Doch wir haben die verwandelnde Liebe Christi erfahren, der das Unmögliche möglich macht: dass ganz gewöhnliche Menschen in Vergebung und gegenseitigem Vertrauen als Brüder und Schwestern, als Kinder des einen Vaters zusammen leben können. Sein Geist ist es, der die Gläubigen ruft: zu einem Leben der Liebe, in dem die Arbeit, der Gottesdienst, die Mission, die Erziehung und das Familienleben in einen Gesamtzusammenhang gebracht werden. Es ist unsere Überzeugung, dass ein solches Leben der größte Dienst ist, den wir der Menschheit erweisen können und die beste Art und Weise, wie wir Christus verkündigen können.
Christus bewirkt all dies durch sein Opfer am Kreuz. Indem er Leiden und Tod auf sich nahm, sühnte er für unsere Sünden und die Sünden der ganzen Welt. Sein Kreuz ist der einzige Ort, an dem wir Vergebung erhalten und Frieden mit Gott und miteinander finden können. Das Kreuz ist das Mittel unserer persönlichen Erlösung und doch noch viel mehr: es hat kosmische Bedeutung. Hier überwindet Christus alle Mächte des Bösen und der Feindschaft, erfüllt Gottes Gerechtigkeit und versöhnt das gesamte Universum mit sich.
Das Kreuz Christi steht im Zentrum unseres Gemeinschaftslebens. „Wer mir nachfolgen will, der verleugne sich selbst und nehme sein Kreuz auf sich und folge mir nach.“ Wir wollen den Weg des Kreuzes gehen, so wie er ihn ging – als einen Weg der Demut, Verwundbarkeit und selbstaufopfernden Liebe.
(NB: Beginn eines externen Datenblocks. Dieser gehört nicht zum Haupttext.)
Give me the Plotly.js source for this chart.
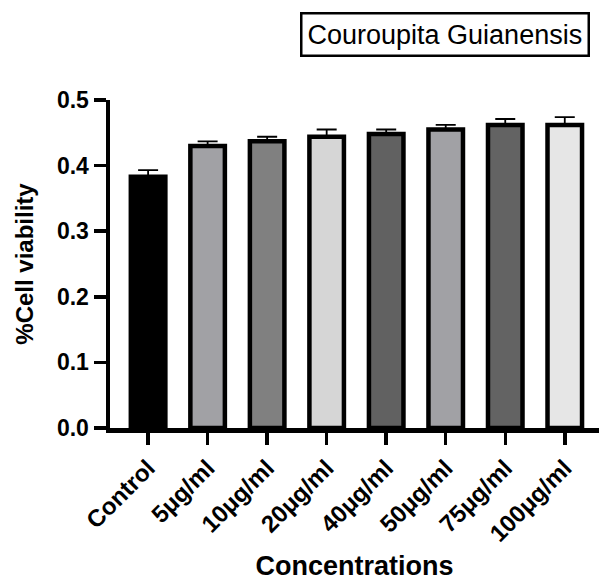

Unsere Gemeinschaft ist nur ein kleiner Teil der universalen Gemeinschaft der Gläubigen. Diese Gemeinschaft – die Kirche – besteht aus allen, die Christus angehören, und bildet seinen Leib. Sie ist seine Braut, für ihn alleine bestimmt. Sie kann mit keiner menschlichen Institution oder Gruppe gleichgesetzt werden. Wie die frühen Christen bezeugen, ist sie ein Werk Gottes und nicht der Menschen.1 Seit Beginn der Schöpfung ist sie eingesetzt und umfasst die Apostel, Propheten, Märtyrer und Gläubigen aller Zeiten, die bei Gott sind als „Wolke der Zeugen“ aus allen Stämmen und Sprachen, aus allen Nationen und Völkern.
Auf die Frage, ob wir die eine wahre Kirche seien, antworten wir mit „Nein“: Wie alle anderen Menschen sind auch wir nur arme Wesen, die auf Gottes Erbarmen angewiesen sind. Auf die Frage allerdings, ob wir die Kirche als Realität in unserem täglichen Leben erfahren, müssen wir bestätigen, dass wir dies durch die Gnade Gottes so erleben. Jesus verheißt uns, dass, wo immer zwei oder drei in seinem Namen versammelt, ihm also in ganzer Liebe und ganzem Gehorsam zugetan sind, er in ihrer Mitte gegenwärtig ist. Dann ist solch eine Gemeinschaft mit der einen heiligen, allgemeinen und apostolischen Kirche vereint.
Christus ist das Haupt dieser Kirche. So wie ein Weinstock viele Reben ernährt, verbindet er die verschiedenen Scharen seiner Nachfolger hier auf Erden und stattet sie aus mit seiner Vollmacht, mit der Einheit in ihm und mit seinem Auftrag.